Is Slow Coil Motion Always Better?

Interesting!
 

Interesting!

Interesting, for sure. Like everything else in the field it's not 100% foolproof but it is a good technique/tool to have in your arsenal. It's also a good technique for the quick pinpointing of targets when the sweeps are kept quick and short. The thing I find most interesting about it is the accuracy of the returns, hard to figure since the coil is moving back and forth so rapidly. I use this technique "a lot" when I'm in disc mode.
 

1) I'm not disputing the effect you describe, and
2) I'm not a physicist, but...
3) theres no way you can swing a coil fast enough to appreciably affect the frequency sent into the subsurface. which brings us to
4) I'm too lazy to do the math to prove it.

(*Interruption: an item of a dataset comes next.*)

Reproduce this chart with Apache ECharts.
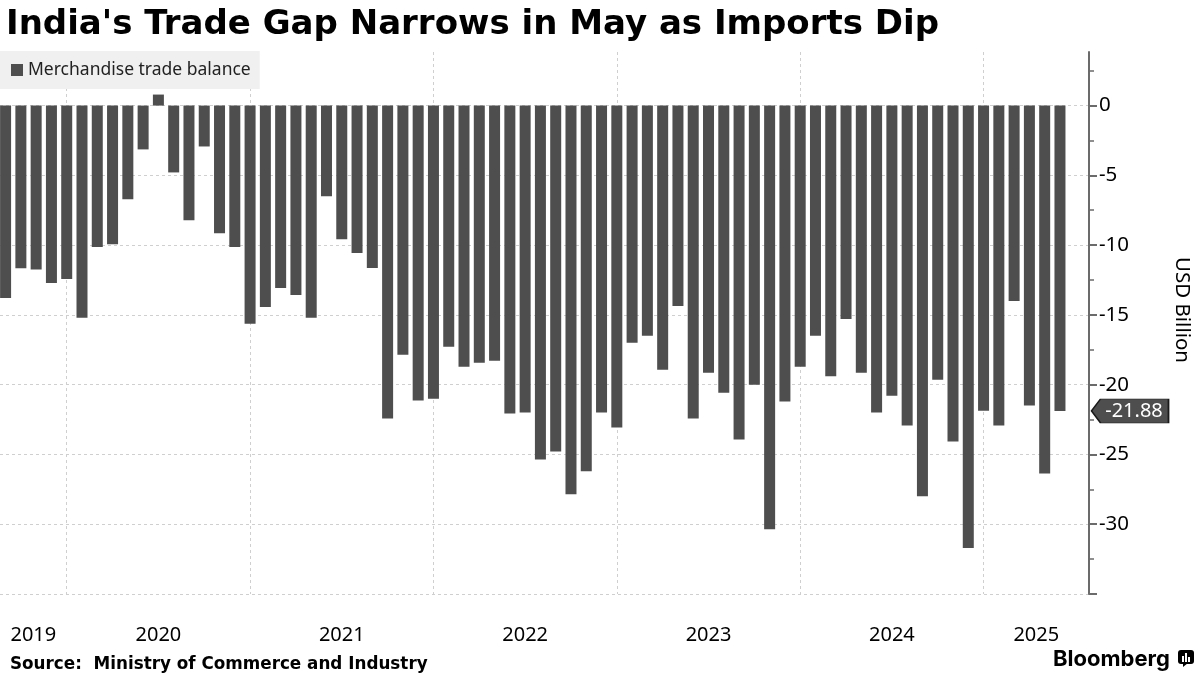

I cant try it at the moment, but if your effect is real, there is a different explanation.
 

Wow. Will try that this week
 

bigscoop, I'm enjoying your videos. Also like the music intro and exit :) Thanx. A few comments on this one:

Yes, today's discriminators are "motion" discriminators. Not NEAR as much as yester-year earlier advent of motion discriminators (6000D, 6DB, 8500's, RB7, etc...). The motion needed has been slowed way down since the early 1980s. However, yes, a bit of motion is still needed. And yes, there is subtle depth difference depending on swing speed.

However, another factor this isn't taking into effect, is target separation. What you're saying is true for depth on individual targets , like on the beach, where they are likely separate and distinctly physically separate from each other. But if the task is trying to discern signals apart from each other (or to aid in "averaging" of 2 targets combined), then in those cases, "slower" will be needed. To "wiggle" around (turning 90*, trying varying swing speeds) to try to isolate any one particular signal. Sure that might mean a tad loss of depth. But on the other hand, you're now separating targets better.

So for ghost-towsny stuff, nail-ridden old-town demolition sites, etc.... "fast" (to achieve the maximum depth) might not be the task-at-hand.